A Lyon Paul Bocuse est partout, et sur toutes les
trajectoires des gens qui réussissent dans les métiers de bouche. Maurice Bernachon ne
fait pas exception à la règle. La rencontre est déjà ancienne. Et des liens de famille
se sont noués lorsque la fille de l'un épousa le fils de l'autre.
Enfant d'un aiguilleur de la SNCF, Maurice Bernachon voulait devenir instituteur. Sa
mère, très croyante, a pourtant suivi l'avis du curé du village. A Saint-André-le-Gaz
dans l'Isère, l'abbé Berlioz le voyait bien dans un métier manuel. Il entra en
apprentissage chez Debauge qui cherchait un apprenti.
Debauge à Pont-de-Beauvoisin, Coillard puis Durand à Lyon : Bernachon apprend vite et
bien. Puis il songe à s'installer. Au 42 cours Franklin Roosevelt où il reviendra plus
tard et où il est encore, Durand veut bien vendre mais pas tout de suite. Exil chez
Fromentin à Trévoux et retour à Lyon en 1952. Il s'est marié avec Simone, première
vendeuse de son ancien patron, Jean-Jacques, qui deviendra le mari de Françoise Bocuse,
est encore tout jeune.
Maurice Bernachon ne connaît qu'un secret : le travail.

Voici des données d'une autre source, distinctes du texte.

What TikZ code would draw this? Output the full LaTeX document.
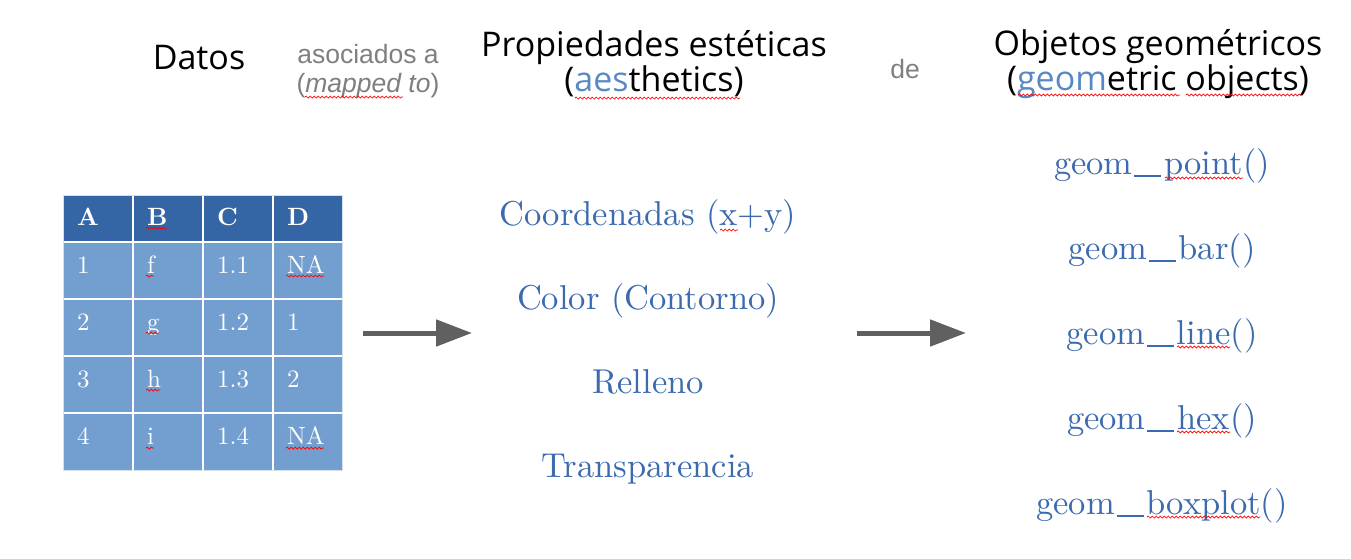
\documentclass[tikz,border=0pt]{standalone}
\usepackage{fontspec}
\newfontfamily\headfont{Open Sans}
\newfontfamily\grayfont{Liberation Sans}
\newfontfamily\cmfont{lmroman10}[Extension=.otf, UprightFont=*-regular, BoldFont=*-bold]
\usetikzlibrary{arrows.meta,decorations.pathmorphing}
\definecolor{tabdark}{HTML}{3465A4}
\definecolor{tablight}{HTML}{729FCF}
\definecolor{serifblue}{HTML}{3B6AAE}
\definecolor{aesblue}{HTML}{5A88C2}
\definecolor{mapgray}{HTML}{7F7F7F}
\definecolor{arrowgray}{HTML}{606060}
\newcommand{\guion}{\kern0.05em\rule[-0.08em]{0.78em}{0.05em}\kern0.09em}
\begin{document}
\begin{tikzpicture}[x=1pt,y=-1pt,
    titulo/.style={font=\headfont\fontsize{34}{38}\selectfont, anchor=base, inner sep=0},
    enlace/.style={font=\grayfont\fontsize{26.5}{30}\selectfont, text=mapgray, anchor=base, inner sep=0},
    estetica/.style={font=\cmfont\fontsize{34.5}{40}\selectfont, text=serifblue, anchor=base, inner sep=0},
    celda/.style={font=\cmfont\fontsize{25}{30}\selectfont, text=white, anchor=base west, inner sep=0},
    celdahead/.style={celda, font=\cmfont\bfseries\fontsize{25}{30}\selectfont},
    flecha/.style={line width=5pt, draw=arrowgray, -{Triangle[length=36pt,width=26pt]}},
    squig/.style={red, line width=0.7pt, decorate, decoration={snake, segment length=4pt, amplitude=1pt}}]
    \useasboundingbox (0,0) rectangle (1351,558);
    % titulos
    \node[titulo] (datos) at (199,69) {Datos};
    \node[enlace] (asoc) at (368,63) {asociados a};
    \node[enlace] (mapped) at (368,92) {(\textit{mapped to})};
    \node[titulo] (prop) at (654,56) {Propiedades estéticas};
    \node[titulo] (aes) at (654,91) {(\textcolor{aesblue}{aes}thetics)};
    \node[enlace] (de) at (905,78) {de};
    \node[titulo] (obj) at (1158,55) {Objetos geométricos};
    \node[titulo] (geomobj) at (1158,90) {(\textcolor{aesblue}{geom}etric objects)};
    % tabla
    \fill[tablight] (63,195) rectangle (342,470);
    \fill[tabdark] (63,195) rectangle (342,242);
    \foreach \x in {133,203,273}
        \draw[white, line width=2pt] (\x,195) -- (\x,470);
    \foreach \y in {242,299,356,413}
        \draw[white, line width=2pt] (63,\y) -- (342,\y);
    \draw[white!80!tabdark, line width=1pt] (63,195) rectangle (342,470);
    \foreach \t [count=\i] in {A,B,C,D}
        \node[celdahead] (h\i) at ({77+70*(\i-1)},225) {\t};
    \foreach \a/\b/\c/\d [count=\r] in {1/f/1.1/NA, 2/g/1.2/1, 3/h/1.3/2, 4/i/1.4/NA} {
        \node[celda] (a\r) at (77,216+57*\r) {\a};
        \node[celda] (b\r) at (147,216+57*\r) {\b};
        \node[celda] (c\r) at (217,216+57*\r) {\c};
        \node[celda] (d\r) at (287,216+57*\r) {\d};
    }
    % esteticas
    \node[estetica] (coord) at (648,225) {Coordenadas (x+y)};
    \node[estetica] (color) at (648,309) {Color (Contorno)};
    \node[estetica] (relleno) at (648,393) {Relleno};
    \node[estetica] (transp) at (648,477) {Transparencia};
    % geoms
    \node[estetica] (gpoint) at (1162,174) {geom\guion point()};
    \node[estetica] (gbar) at (1162,259) {geom\guion bar()};
    \node[estetica] (gline) at (1162,344) {geom\guion line()};
    \node[estetica] (ghex) at (1162,429) {geom\guion hex()};
    \node[estetica] (gbox) at (1162,514) {geom\guion boxplot()};
    % flechas
    \coordinate (f1a) at (363,333);
    \coordinate (f1b) at (472,333);
    \coordinate (f2a) at (857,333);
    \coordinate (f2b) at (966,333);
    \draw[flecha] (f1a) -- (f1b);
    \draw[flecha] (f2a) -- (f2b);
    % subrayados
    \foreach \xa/\xb/\y in {305/403/97, 575/740/98, 1018/1180/95, 1186/1302/95,
        146/167/228, 146/154/276, 146/159/333, 146/160/390, 146/154/448,
        286/324/276, 286/324/448, 720/738/230,
        1165/1243/178, 1177/1230/347, 1177/1230/432, 1147/1260/517}
        \draw[squig] (\xa,\y) -- (\xb,\y);
\end{tikzpicture}
\end{document}
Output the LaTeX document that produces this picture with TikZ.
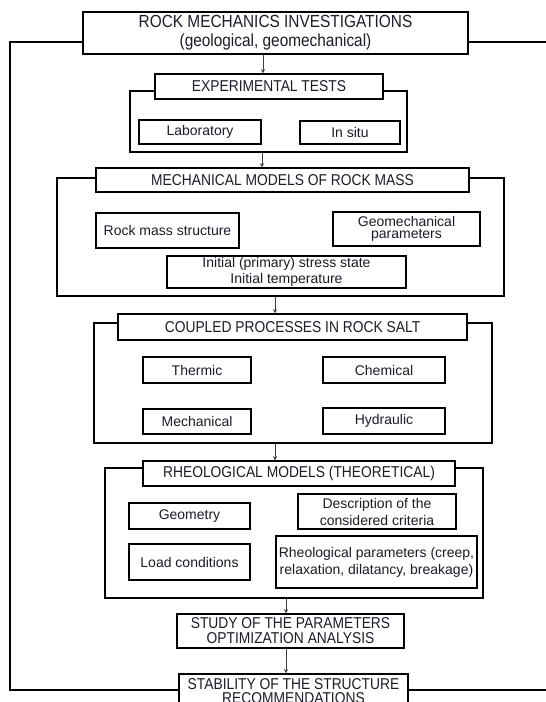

Le reste, c'est l'amour
immodéré porté au produit et un brin de flair en remettant le chocolat à la mode. "Et
goûtez la différence" s'enflamment Courtine dans Le Monde et Imbert
dans Le Point. Il n'en faut pas davantage... ou presque.
"La fidélité au produit, le refus des additifs, la rigueur dans le choix",
dit-il simplement, inculquant ces principes à son fils qui assume la succession.
La gloire tiendra à un simple gâteau, où les cerises ont leur place. Montmorency était
son nom. Président il devient, au lendemain d'un repas au palais de l'Elysée où, en
recevant sa légion d'Honneur, Bocuse a invité ses copains à "casser la
croûte", avec VGE.
"Les clients ne savaient plus trop. Ils voulaient un Elysée, un Valéry, une
Anémone...", s'amuse encore Bernachon.
La fatigue l'a éloigné du laboratoire. Mais comme il n'habite que deux étages
au-dessus, il s'y rend encore tous les jours pour goûter ces chocolats réputés dans le
monde entier. Chaque année, 20 tonnes de cacao en graines des plus pures origines, 600 kg
de cerneaux de noix, 15 tonnes d'amandes et autant de noisettes, du beurre d'Echiré et de
la crème d'Isigny, transitent cours Francklin Roosevelt.
"Notre métier, c'est la générosité. Si un industriel arrive avec un esprit de
chimiste, c'est dramatique", professe-t-il... en sachant bien que l'idée lancée
n'est pas le simple fruit de son imagination !
"Si un industriel arrive avec un esprit de chimiste, c'est dramatique",
professe Maurice Bernachon.
Raymond Barre et Maurice Bernachon : une amitié de longue date.